That's not what it is at all. What Δs really gives is a measure of the amount of time elapsed on a clock that travels a distance Δx in time Δt (divided by an arbitrary factor of 1/c, which only changes the numerical value, not the interpretation). The fact that the result of the formula depends on the motion of the clock is one of the hallmarks of relativity; it says that time is relative. To make contact with the normal not-crazy world we live in, remember that when you express c in human-scale units like meters per second, it's a really big number. Then the stuff inside the square root, in ordinary life, is completely dominated by the c^2, which means that it's just a constant. So in ordinary life, where we never go even close to the speed of light, the ratio Δs/Δt is just a constant, which is an arbitrarily chosen constant. In fact, relativists normally choose this constant to be 1. So then in ordinary life, Δs is the same thing as Δt, and the interpretation of Δs as clock time becomes clear.
So in the alien art example, there is now a clear reason why the equation is inapplicable: a clock can't get there in time for the art premiere, because that would require traveling faster than the speed of light.
Not to beat a dead horse, but we can now see yet another reason why Greene's description doesn't make a lot of sense.
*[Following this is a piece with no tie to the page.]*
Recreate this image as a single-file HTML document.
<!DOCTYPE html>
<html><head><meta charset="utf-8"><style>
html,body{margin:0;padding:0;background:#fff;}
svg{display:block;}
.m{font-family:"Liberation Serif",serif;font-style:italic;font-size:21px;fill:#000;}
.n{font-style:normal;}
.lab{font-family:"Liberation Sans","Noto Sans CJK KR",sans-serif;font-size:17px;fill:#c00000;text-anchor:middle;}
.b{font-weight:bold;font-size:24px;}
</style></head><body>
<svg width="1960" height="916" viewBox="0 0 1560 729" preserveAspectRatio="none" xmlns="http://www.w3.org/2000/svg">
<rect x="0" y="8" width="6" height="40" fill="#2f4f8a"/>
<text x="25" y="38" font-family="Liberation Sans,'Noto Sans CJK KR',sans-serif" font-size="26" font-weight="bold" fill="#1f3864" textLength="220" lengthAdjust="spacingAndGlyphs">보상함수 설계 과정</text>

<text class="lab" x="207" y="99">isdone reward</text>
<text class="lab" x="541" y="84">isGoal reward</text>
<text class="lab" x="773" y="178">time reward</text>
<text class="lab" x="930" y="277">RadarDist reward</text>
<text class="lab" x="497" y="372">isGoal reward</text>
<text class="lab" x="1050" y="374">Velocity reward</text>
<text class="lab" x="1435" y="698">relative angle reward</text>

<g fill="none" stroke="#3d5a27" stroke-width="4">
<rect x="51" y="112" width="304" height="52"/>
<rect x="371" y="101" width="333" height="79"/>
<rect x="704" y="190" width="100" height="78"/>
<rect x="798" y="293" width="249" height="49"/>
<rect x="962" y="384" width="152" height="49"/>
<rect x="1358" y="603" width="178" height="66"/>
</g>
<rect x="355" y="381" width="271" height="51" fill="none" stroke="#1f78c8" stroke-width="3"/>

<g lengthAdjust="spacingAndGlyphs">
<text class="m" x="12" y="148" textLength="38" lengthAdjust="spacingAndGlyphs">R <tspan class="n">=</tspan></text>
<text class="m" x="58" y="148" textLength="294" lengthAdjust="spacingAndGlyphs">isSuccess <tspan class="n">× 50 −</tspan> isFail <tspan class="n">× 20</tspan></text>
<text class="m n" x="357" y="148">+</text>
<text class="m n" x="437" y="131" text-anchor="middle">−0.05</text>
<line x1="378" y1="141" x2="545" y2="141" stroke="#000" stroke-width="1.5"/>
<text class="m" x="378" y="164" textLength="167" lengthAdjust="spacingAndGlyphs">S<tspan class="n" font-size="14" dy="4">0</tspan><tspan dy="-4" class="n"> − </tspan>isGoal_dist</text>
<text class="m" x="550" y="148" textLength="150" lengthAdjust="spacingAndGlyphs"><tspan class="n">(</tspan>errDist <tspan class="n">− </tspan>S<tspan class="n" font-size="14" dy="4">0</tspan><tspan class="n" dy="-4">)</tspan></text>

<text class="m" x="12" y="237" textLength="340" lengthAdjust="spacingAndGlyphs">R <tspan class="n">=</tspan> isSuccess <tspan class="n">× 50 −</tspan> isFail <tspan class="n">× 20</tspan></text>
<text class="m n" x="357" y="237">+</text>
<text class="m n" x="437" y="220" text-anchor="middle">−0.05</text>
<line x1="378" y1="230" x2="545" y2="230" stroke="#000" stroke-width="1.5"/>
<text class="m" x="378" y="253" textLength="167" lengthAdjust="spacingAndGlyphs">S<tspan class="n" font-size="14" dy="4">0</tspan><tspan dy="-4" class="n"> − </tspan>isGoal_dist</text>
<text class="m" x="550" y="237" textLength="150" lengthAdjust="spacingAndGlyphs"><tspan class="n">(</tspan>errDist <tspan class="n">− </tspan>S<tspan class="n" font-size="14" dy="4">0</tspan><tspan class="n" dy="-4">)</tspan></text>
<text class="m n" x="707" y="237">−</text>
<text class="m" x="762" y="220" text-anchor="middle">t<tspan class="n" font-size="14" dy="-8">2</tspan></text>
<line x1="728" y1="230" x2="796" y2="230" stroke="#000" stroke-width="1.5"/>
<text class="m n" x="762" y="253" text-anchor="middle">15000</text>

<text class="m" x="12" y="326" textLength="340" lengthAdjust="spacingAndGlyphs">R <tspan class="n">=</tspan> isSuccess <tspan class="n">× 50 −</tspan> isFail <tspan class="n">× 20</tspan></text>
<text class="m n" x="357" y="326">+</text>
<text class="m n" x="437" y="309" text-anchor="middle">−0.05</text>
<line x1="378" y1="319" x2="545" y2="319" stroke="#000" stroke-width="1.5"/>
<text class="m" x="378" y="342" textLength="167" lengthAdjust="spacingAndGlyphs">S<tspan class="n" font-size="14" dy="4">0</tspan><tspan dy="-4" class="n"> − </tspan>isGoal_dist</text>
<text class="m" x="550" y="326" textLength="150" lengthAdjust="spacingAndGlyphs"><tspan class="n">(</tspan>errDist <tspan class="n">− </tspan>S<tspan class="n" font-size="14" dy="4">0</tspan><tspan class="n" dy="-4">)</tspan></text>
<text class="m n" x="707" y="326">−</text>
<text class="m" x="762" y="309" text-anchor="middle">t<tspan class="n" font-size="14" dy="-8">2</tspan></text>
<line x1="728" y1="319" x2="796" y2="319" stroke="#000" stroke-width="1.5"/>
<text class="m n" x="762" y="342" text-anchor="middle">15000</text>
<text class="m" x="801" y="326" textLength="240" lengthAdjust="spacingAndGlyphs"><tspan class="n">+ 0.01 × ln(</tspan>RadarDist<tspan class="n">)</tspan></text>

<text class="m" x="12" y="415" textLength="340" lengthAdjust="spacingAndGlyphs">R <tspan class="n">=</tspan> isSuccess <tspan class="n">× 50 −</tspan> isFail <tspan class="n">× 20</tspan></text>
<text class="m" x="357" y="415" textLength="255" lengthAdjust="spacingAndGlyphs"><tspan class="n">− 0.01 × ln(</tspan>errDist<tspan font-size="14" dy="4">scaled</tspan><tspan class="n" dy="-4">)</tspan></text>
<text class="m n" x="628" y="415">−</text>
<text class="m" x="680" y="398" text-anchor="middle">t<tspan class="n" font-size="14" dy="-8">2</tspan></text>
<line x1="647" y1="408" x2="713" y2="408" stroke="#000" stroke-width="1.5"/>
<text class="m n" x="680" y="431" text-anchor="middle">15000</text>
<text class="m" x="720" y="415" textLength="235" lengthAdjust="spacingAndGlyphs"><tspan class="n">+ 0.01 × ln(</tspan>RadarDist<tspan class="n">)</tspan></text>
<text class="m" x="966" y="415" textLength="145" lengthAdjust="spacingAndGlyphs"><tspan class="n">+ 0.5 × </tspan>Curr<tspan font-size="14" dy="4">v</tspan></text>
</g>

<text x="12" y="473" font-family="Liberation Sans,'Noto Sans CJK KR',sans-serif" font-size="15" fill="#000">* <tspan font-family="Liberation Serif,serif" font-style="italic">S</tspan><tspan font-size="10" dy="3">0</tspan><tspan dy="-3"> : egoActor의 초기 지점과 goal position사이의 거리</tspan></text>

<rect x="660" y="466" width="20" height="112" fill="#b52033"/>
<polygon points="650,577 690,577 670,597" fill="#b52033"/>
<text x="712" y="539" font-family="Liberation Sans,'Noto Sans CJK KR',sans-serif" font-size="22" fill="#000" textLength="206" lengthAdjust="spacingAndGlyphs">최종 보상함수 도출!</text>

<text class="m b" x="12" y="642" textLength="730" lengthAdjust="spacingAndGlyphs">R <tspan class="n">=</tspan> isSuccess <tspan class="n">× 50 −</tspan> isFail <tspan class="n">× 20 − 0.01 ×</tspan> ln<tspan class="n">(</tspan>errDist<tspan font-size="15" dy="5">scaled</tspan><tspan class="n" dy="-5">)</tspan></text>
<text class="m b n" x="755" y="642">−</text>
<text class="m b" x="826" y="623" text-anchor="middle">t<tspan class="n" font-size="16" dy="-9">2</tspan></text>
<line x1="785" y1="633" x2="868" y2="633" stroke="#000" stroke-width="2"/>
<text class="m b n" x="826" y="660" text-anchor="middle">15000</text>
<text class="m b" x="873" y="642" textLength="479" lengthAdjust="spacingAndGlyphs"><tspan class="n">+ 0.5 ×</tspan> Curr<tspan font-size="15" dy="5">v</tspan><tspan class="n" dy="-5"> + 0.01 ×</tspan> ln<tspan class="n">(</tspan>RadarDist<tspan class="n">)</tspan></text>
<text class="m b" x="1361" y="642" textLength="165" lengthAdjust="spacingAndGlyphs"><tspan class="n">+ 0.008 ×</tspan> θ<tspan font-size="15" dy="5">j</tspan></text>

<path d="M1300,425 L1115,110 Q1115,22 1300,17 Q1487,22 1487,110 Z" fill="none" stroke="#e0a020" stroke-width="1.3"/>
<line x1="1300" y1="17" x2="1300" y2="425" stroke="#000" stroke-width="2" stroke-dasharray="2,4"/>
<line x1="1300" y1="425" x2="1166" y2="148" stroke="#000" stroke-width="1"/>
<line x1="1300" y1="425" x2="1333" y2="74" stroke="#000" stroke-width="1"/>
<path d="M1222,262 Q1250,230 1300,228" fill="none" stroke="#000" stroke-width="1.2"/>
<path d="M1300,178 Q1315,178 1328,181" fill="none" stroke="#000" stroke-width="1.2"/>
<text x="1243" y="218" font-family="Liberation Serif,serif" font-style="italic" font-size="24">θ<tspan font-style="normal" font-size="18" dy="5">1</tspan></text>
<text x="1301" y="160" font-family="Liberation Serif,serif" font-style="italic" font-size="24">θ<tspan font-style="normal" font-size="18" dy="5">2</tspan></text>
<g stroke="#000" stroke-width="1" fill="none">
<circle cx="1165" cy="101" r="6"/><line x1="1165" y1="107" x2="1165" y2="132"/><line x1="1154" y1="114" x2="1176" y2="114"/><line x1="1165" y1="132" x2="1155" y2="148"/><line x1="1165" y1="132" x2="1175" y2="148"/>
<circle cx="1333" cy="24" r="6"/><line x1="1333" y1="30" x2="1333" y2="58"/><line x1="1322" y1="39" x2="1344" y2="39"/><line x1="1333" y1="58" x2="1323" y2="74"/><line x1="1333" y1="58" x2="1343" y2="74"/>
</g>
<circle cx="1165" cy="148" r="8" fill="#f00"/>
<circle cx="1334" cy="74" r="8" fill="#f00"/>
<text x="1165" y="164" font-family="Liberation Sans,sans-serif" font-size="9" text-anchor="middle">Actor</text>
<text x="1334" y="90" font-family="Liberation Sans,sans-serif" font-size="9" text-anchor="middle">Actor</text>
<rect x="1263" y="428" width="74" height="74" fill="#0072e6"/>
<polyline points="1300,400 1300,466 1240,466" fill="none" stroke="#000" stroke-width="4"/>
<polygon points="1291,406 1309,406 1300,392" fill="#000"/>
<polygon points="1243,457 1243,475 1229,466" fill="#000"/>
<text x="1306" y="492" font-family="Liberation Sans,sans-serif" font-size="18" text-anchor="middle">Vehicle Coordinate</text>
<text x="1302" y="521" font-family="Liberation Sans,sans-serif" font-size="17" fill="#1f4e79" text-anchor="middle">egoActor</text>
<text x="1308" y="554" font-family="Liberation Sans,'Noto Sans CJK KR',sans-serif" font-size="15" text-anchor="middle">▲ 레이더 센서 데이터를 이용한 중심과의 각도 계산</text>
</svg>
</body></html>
A ray of light travels at the speed of light. Therefore if you plug in to the formula, you get Δs=0. So in Greene's verbal depiction, we're all "moving through spacetime" at c, except for beams of light, which are all "moving through spacetime" at a speed of ... what? Zero? A vector describing this type of motion has a "magnitude" of zero in relativity, which is why you can't normalize it in the way Greene has in mind. The difficulty here arises because Greene wants to normalize all his velocity vectors, but a ray of light has a velocity vector that has a "length" of zero. (At best you can call Δs/Δt an indeterminate form, like 0/0.)
To see that Greene and Hossenfelder are not saying the same thing, consider the case where a clock is in motion relative to you. Greene says that the clock "moves through spacetime" at precisely c. Hossenfelder says that the clock "moves" at less than or equal to c. (She is careful to explain that the result Δs/Δt=c applies only "relative to yourself," i.e., in a frame of reference where you're at rest.)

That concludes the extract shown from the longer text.